Start of Supplied material

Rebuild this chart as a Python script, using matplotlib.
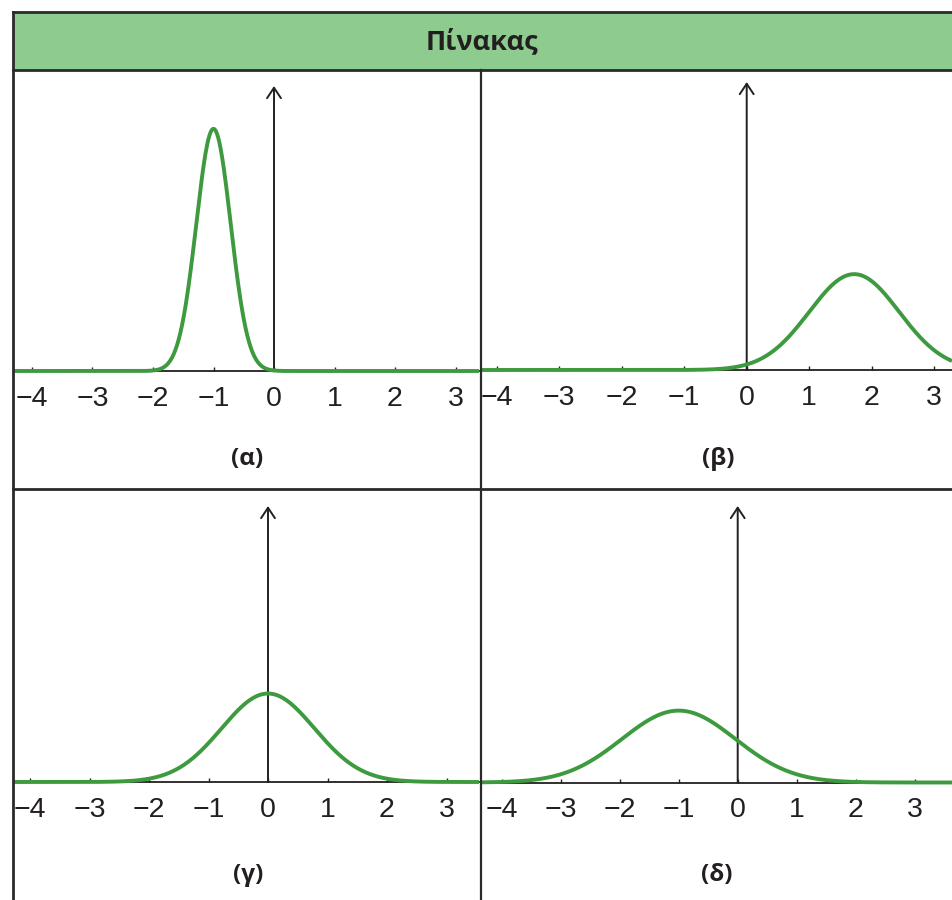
import numpy as np
import matplotlib
matplotlib.use("Agg")
import matplotlib.pyplot as plt
from matplotlib.patches import Rectangle
from matplotlib.lines import Line2D

# ---------------- data ----------------
title = "Πίνακας"
panel_labels = ["(α)", "(β)", "(γ)", "(δ)"]
means = [-1.0, 1.72, 0.0, -1.0]
sds = [0.285, 0.72, 0.78, 0.96]
xticks = [-4, -3, -2, -1, 0, 1, 2, 3]
xtick_labels = ["\u22124", "\u22123", "\u22122", "\u22121", "0", "1", "2", "3"]

# ---------------- layout (pixels) ----------------
W, H = 952, 900
fig = plt.figure(figsize=(W / 100, H / 100), dpi=100)
fig.patch.set_facecolor("white")

def fx(px):
    return px / W

def fy(py):
    return 1 - py / H

# panel boxes: left, right, top, bottom (px)
boxes = [(14, 479, 71, 487), (482, 952, 71, 487),
         (14, 479, 490, 900), (482, 952, 490, 900)]
zero_px = [274, 746.7, 268, 737.7]
unit_px = [60.5, 62.5, 59.5, 59.0]
base_px = [371, 370, 782, 782.5]
arrow_top_px = [86, 82, 506, 506]
label_pos = [(247, 459), (718, 459), (248, 875), (717, 875)]
yscale = 173.0  # px per density unit

curve_color = "#3d9a3e"
ink = "#231f20"
font = ["Liberation Sans", "DejaVu Sans"]
bold_font = ["Open Sans", "DejaVu Sans"]

for i, (l, r, t, b) in enumerate(boxes):
    ax = fig.add_axes([fx(l), fy(b), fx(r) - fx(l), fy(t) - fy(b)])
    ax.set_facecolor("none")
    xmin = (l - zero_px[i]) / unit_px[i]
    xmax = (r - zero_px[i]) / unit_px[i]
    ymin = (base_px[i] - b) / yscale
    ymax = (base_px[i] - t) / yscale
    ax.set_xlim(xmin, xmax)
    ax.set_ylim(ymin, ymax)

    x = np.linspace(xmin, xmax, 800)
    m, s = means[i], sds[i]
    y = np.exp(-0.5 * ((x - m) / s) ** 2) / (s * np.sqrt(2 * np.pi))
    ax.plot(x, y, color=curve_color, lw=2.8, zorder=5, solid_capstyle="butt")

    for sp in ["top", "right", "left"]:
        ax.spines[sp].set_visible(False)
    ax.spines["bottom"].set_position(("data", 0))
    ax.spines["bottom"].set_color(ink)
    ax.spines["bottom"].set_linewidth(1.3)
    ax.set_yticks([])
    ax.set_xticks(xticks)
    ax.set_xticklabels(xtick_labels, family=font, fontsize=20.5, color=ink)
    ax.tick_params(axis="x", direction="in", length=3, width=1.0,
                   color=ink, pad=10.5)

    ytop = (base_px[i] - arrow_top_px[i]) / yscale
    ax.annotate("", xy=(0, ytop), xytext=(0, 0),
                arrowprops=dict(arrowstyle="->,head_length=0.75,head_width=0.5",
                                color=ink, lw=1.4, shrinkA=0, shrinkB=0),
                zorder=4)

    lx, ly = label_pos[i]
    fig.text(fx(lx), fy(ly), panel_labels[i], ha="center", va="center",
             family=bold_font, fontsize=17.5, fontweight="bold", color=ink)

# header
fig.add_artist(Rectangle((fx(13), fy(69.5)), fx(952) - fx(13), fy(11.5) - fy(69.5),
                         facecolor="#8dcb8f", edgecolor="none", zorder=0.5))
fig.text(fx(482), fy(42), title, ha="center", va="center", family=bold_font,
         fontsize=19.5, fontweight="bold", color=ink)

border = "#2a2a2a"
def hline(py, x0, x1, lw):
    fig.add_artist(Line2D([fx(x0), fx(x1)], [fy(py), fy(py)], color=border,
                          lw=lw, zorder=10, solid_capstyle="projecting"))

def vline(px, y0, y1, lw):
    fig.add_artist(Line2D([fx(px), fx(px)], [fy(y0), fy(y1)], color=border,
                          lw=lw, zorder=10, solid_capstyle="projecting"))

hline(11.5, 13, 952, 2.0)
hline(69.5, 13, 952, 2.0)
hline(488.5, 13, 952, 2.0)
vline(13, 11.5, 900, 2.0)
vline(480.5, 69.5, 900, 1.6)

fig.savefig("out.png", dpi=100)
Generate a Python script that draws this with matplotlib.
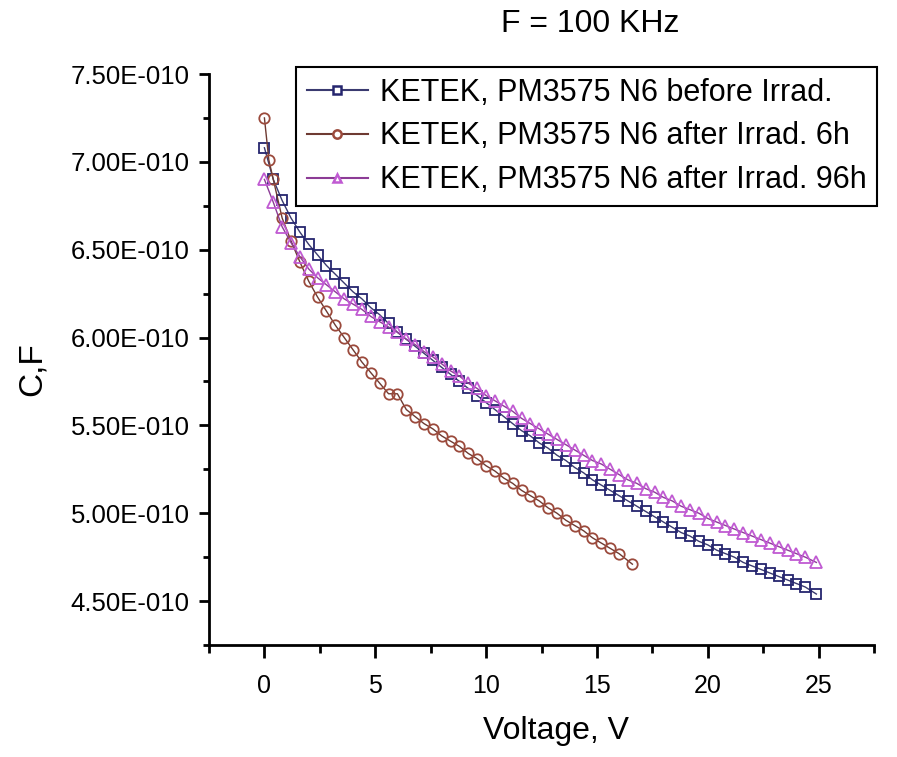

End of Supplied material

— Written problem —
Omit the pictures and restate the rest of the records verbatim.

— Response to the exercise —
Rebuild this chart as a Python script, using matplotlib.
import numpy as np
import matplotlib
matplotlib.use("Agg")
import matplotlib.pyplot as plt
from matplotlib.patches import Rectangle
from matplotlib.lines import Line2D

# ---------------- data ----------------
title = "Πίνακας"
panel_labels = ["(α)", "(β)", "(γ)", "(δ)"]
means = [-1.0, 1.72, 0.0, -1.0]
sds = [0.285, 0.72, 0.78, 0.96]
xticks = [-4, -3, -2, -1, 0, 1, 2, 3]
xtick_labels = ["\u22124", "\u22123", "\u22122", "\u22121", "0", "1", "2", "3"]

# ---------------- layout (pixels) ----------------
W, H = 952, 900
fig = plt.figure(figsize=(W / 100, H / 100), dpi=100)
fig.patch.set_facecolor("white")

def fx(px):
    return px / W

def fy(py):
    return 1 - py / H

# panel boxes: left, right, top, bottom (px)
boxes = [(14, 479, 71, 487), (482, 952, 71, 487),
         (14, 479, 490, 900), (482, 952, 490, 900)]
zero_px = [274, 746.7, 268, 737.7]
unit_px = [60.5, 62.5, 59.5, 59.0]
base_px = [371, 370, 782, 782.5]
arrow_top_px = [86, 82, 506, 506]
label_pos = [(247, 459), (718, 459), (248, 875), (717, 875)]
yscale = 173.0  # px per density unit

curve_color = "#3d9a3e"
ink = "#231f20"
font = ["Liberation Sans", "DejaVu Sans"]
bold_font = ["Open Sans", "DejaVu Sans"]

for i, (l, r, t, b) in enumerate(boxes):
    ax = fig.add_axes([fx(l), fy(b), fx(r) - fx(l), fy(t) - fy(b)])
    ax.set_facecolor("none")
    xmin = (l - zero_px[i]) / unit_px[i]
    xmax = (r - zero_px[i]) / unit_px[i]
    ymin = (base_px[i] - b) / yscale
    ymax = (base_px[i] - t) / yscale
    ax.set_xlim(xmin, xmax)
    ax.set_ylim(ymin, ymax)

    x = np.linspace(xmin, xmax, 800)
    m, s = means[i], sds[i]
    y = np.exp(-0.5 * ((x - m) / s) ** 2) / (s * np.sqrt(2 * np.pi))
    ax.plot(x, y, color=curve_color, lw=2.8, zorder=5, solid_capstyle="butt")

    for sp in ["top", "right", "left"]:
        ax.spines[sp].set_visible(False)
    ax.spines["bottom"].set_position(("data", 0))
    ax.spines["bottom"].set_color(ink)
    ax.spines["bottom"].set_linewidth(1.3)
    ax.set_yticks([])
    ax.set_xticks(xticks)
    ax.set_xticklabels(xtick_labels, family=font, fontsize=20.5, color=ink)
    ax.tick_params(axis="x", direction="in", length=3, width=1.0,
                   color=ink, pad=10.5)

    ytop = (base_px[i] - arrow_top_px[i]) / yscale
    ax.annotate("", xy=(0, ytop), xytext=(0, 0),
                arrowprops=dict(arrowstyle="->,head_length=0.75,head_width=0.5",
                                color=ink, lw=1.4, shrinkA=0, shrinkB=0),
                zorder=4)

    lx, ly = label_pos[i]
    fig.text(fx(lx), fy(ly), panel_labels[i], ha="center", va="center",
             family=bold_font, fontsize=17.5, fontweight="bold", color=ink)

# header
fig.add_artist(Rectangle((fx(13), fy(69.5)), fx(952) - fx(13), fy(11.5) - fy(69.5),
                         facecolor="#8dcb8f", edgecolor="none", zorder=0.5))
fig.text(fx(482), fy(42), title, ha="center", va="center", family=bold_font,
         fontsize=19.5, fontweight="bold", color=ink)

border = "#2a2a2a"
def hline(py, x0, x1, lw):
    fig.add_artist(Line2D([fx(x0), fx(x1)], [fy(py), fy(py)], color=border,
                          lw=lw, zorder=10, solid_capstyle="projecting"))

def vline(px, y0, y1, lw):
    fig.add_artist(Line2D([fx(px), fx(px)], [fy(y0), fy(y1)], color=border,
                          lw=lw, zorder=10, solid_capstyle="projecting"))

hline(11.5, 13, 952, 2.0)
hline(69.5, 13, 952, 2.0)
hline(488.5, 13, 952, 2.0)
vline(13, 11.5, 900, 2.0)
vline(480.5, 69.5, 900, 1.6)

fig.savefig("out.png", dpi=100)
Generate a Python script that draws this with matplotlib.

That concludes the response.